● **Problem to work on**:
Drop the pictures and give back word for word the lines from the line holding "Reproduce this chart with matplotlib." to the line holding "plt.rcParams['font.family'] = ['Liberation", both included.

● **Extracted entries**:
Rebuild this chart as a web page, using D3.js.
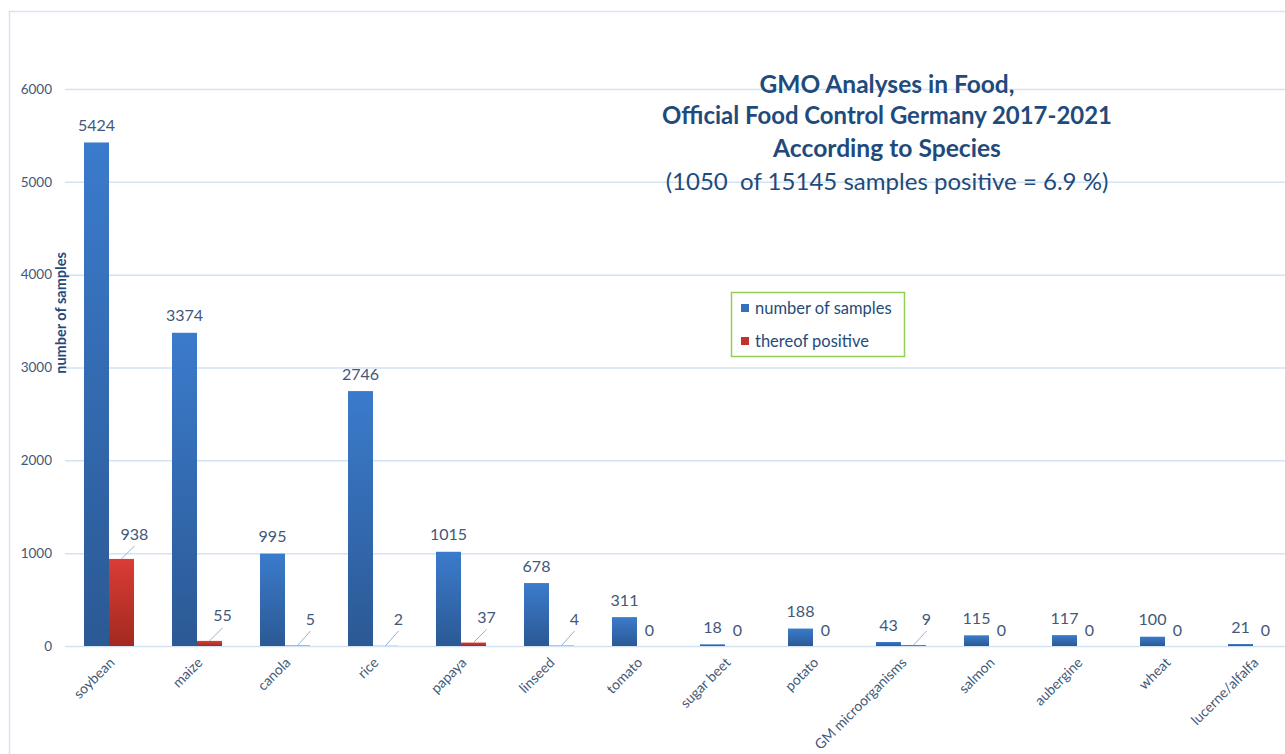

--

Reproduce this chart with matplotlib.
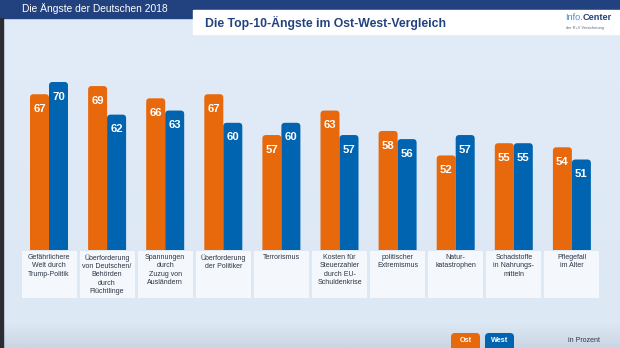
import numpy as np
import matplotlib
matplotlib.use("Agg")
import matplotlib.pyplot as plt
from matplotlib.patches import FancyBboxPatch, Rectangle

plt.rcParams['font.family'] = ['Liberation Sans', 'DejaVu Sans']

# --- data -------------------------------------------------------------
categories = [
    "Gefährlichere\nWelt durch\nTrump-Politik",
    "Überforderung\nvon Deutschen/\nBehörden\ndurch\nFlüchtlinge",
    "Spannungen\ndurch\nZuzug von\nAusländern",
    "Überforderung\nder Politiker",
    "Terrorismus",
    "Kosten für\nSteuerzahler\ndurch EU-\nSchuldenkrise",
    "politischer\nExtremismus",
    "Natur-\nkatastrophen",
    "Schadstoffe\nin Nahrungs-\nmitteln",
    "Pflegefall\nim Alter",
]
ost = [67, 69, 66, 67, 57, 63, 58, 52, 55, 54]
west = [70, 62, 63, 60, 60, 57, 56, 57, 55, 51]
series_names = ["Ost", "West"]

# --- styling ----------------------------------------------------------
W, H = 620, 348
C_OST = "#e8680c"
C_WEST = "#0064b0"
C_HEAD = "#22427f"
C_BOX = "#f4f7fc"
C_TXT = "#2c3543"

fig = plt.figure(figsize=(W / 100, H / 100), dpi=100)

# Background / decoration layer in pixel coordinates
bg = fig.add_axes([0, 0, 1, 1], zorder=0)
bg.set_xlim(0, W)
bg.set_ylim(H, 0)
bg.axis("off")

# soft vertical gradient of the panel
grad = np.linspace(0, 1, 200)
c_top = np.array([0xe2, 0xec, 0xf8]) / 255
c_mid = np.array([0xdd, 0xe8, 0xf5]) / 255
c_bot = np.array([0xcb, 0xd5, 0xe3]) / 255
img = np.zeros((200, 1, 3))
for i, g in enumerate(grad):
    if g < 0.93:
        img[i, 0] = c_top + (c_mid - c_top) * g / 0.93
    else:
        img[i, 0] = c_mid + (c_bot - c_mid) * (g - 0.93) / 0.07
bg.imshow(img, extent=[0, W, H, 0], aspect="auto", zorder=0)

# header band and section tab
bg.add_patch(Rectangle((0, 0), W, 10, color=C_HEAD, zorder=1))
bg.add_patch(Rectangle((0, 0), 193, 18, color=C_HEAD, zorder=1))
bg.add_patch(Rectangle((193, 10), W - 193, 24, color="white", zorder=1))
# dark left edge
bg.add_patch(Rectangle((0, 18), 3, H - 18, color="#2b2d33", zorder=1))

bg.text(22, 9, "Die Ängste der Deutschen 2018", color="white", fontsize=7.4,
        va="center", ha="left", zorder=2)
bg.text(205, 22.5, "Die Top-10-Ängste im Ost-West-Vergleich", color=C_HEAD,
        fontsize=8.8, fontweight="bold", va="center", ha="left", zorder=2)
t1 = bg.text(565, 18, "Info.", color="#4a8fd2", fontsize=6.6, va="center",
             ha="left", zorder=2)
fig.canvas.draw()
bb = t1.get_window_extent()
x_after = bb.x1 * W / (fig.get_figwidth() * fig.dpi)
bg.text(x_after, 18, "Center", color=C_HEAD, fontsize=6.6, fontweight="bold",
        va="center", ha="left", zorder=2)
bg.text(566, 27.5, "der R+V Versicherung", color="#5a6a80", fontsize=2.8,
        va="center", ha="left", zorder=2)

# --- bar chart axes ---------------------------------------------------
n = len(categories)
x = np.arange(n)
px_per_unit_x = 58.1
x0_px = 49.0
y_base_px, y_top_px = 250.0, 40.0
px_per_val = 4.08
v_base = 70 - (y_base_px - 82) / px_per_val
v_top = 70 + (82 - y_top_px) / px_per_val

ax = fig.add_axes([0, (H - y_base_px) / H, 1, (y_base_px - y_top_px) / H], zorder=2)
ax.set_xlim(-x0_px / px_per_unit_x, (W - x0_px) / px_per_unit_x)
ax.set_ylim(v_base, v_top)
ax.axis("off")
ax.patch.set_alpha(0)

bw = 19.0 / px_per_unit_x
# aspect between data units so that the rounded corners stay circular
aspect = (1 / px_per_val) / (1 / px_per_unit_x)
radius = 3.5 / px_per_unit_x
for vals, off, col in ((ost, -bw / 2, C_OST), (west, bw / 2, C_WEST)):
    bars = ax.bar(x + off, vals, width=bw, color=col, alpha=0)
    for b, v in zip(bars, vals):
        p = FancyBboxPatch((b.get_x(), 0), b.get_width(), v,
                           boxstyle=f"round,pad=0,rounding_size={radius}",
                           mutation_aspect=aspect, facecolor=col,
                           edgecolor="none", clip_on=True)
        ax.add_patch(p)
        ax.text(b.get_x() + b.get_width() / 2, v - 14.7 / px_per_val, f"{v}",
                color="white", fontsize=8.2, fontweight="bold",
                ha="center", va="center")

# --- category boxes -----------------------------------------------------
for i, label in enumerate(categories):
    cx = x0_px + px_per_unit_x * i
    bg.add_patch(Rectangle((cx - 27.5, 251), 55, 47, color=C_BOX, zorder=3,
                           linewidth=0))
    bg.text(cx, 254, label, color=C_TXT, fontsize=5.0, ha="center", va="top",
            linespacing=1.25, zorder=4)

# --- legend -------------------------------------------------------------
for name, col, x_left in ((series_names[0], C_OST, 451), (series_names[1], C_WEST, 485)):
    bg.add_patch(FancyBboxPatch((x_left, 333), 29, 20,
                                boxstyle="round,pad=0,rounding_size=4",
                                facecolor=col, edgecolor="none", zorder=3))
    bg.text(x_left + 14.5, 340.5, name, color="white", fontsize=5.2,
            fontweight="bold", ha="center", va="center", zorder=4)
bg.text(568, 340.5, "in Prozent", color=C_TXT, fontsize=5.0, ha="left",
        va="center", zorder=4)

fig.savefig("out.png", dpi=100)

==

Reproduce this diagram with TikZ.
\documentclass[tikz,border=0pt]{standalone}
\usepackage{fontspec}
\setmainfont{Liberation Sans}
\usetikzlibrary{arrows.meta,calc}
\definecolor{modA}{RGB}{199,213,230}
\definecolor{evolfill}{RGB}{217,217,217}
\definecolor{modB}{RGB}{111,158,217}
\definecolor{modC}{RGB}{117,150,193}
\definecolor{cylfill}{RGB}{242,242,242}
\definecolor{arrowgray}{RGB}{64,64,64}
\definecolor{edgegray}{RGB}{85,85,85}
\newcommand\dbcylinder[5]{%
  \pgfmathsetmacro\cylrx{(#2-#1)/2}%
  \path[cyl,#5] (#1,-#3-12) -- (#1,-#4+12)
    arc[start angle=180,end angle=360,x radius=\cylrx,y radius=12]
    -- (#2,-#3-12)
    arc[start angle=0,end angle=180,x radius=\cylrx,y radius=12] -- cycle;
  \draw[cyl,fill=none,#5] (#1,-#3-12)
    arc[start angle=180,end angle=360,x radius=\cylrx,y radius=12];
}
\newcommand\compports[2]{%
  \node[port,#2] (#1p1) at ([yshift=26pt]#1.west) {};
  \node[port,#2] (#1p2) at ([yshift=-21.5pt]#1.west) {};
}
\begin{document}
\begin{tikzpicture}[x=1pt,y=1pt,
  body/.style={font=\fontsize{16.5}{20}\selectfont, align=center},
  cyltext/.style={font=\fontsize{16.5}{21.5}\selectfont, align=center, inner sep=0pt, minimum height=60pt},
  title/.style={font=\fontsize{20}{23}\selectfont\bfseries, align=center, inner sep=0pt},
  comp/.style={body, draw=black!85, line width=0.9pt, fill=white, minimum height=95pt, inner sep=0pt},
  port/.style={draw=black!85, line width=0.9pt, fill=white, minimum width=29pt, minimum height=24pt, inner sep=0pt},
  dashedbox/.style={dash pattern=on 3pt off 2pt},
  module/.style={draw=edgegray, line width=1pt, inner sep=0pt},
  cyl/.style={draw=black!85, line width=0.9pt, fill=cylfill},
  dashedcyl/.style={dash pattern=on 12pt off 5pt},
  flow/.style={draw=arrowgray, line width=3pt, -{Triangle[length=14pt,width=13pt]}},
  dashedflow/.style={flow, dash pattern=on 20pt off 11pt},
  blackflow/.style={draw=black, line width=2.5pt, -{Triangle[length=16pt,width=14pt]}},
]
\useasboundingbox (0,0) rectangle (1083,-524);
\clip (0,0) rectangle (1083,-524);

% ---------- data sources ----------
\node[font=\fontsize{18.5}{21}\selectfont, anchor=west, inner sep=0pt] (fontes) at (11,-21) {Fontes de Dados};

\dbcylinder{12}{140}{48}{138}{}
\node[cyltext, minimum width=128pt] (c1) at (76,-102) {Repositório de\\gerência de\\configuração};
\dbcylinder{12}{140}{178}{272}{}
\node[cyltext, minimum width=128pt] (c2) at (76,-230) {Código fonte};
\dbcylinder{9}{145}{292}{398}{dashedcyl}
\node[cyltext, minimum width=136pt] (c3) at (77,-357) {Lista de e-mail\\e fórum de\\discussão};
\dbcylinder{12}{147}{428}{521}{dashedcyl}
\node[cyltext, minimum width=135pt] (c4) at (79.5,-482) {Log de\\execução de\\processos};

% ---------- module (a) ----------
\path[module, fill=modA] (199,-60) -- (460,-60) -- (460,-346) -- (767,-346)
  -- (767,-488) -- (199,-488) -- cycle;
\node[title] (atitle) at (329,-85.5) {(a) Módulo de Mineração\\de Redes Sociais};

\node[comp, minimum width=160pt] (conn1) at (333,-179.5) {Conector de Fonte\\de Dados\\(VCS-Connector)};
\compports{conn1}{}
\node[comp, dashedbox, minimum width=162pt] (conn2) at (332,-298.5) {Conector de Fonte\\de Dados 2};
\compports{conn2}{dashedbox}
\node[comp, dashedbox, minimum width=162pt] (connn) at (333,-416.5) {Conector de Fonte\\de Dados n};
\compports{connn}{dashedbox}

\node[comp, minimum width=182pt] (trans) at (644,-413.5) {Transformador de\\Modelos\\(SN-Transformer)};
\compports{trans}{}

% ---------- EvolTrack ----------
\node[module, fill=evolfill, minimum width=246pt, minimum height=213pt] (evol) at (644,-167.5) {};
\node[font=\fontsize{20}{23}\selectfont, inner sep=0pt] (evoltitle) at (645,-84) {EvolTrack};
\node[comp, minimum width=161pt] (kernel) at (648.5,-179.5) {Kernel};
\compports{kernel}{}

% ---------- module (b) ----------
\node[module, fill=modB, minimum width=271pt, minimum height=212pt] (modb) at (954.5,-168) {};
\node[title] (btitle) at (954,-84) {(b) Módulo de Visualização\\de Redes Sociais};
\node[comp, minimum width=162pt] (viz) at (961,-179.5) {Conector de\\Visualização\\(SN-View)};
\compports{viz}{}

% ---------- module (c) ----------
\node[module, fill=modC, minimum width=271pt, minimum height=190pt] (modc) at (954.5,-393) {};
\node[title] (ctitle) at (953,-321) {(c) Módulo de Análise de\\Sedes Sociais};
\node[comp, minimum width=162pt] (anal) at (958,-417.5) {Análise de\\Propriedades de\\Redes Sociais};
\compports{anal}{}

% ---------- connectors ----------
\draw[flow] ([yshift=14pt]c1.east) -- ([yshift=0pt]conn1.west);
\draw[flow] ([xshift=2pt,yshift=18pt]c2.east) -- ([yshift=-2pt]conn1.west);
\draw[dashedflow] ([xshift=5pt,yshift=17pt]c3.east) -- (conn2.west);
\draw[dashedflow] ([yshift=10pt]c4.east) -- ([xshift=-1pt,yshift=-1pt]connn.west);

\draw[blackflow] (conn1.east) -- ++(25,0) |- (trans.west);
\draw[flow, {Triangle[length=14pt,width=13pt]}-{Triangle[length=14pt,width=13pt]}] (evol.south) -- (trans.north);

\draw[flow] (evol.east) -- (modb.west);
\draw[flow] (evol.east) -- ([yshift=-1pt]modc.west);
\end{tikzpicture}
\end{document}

● **Reply to the exercise**:
Reproduce this chart with matplotlib.
import numpy as np
import matplotlib
matplotlib.use("Agg")
import matplotlib.pyplot as plt
from matplotlib.patches import FancyBboxPatch, Rectangle

plt.rcParams['font.family'] = ['Liberation Sans', 'DejaVu Sans']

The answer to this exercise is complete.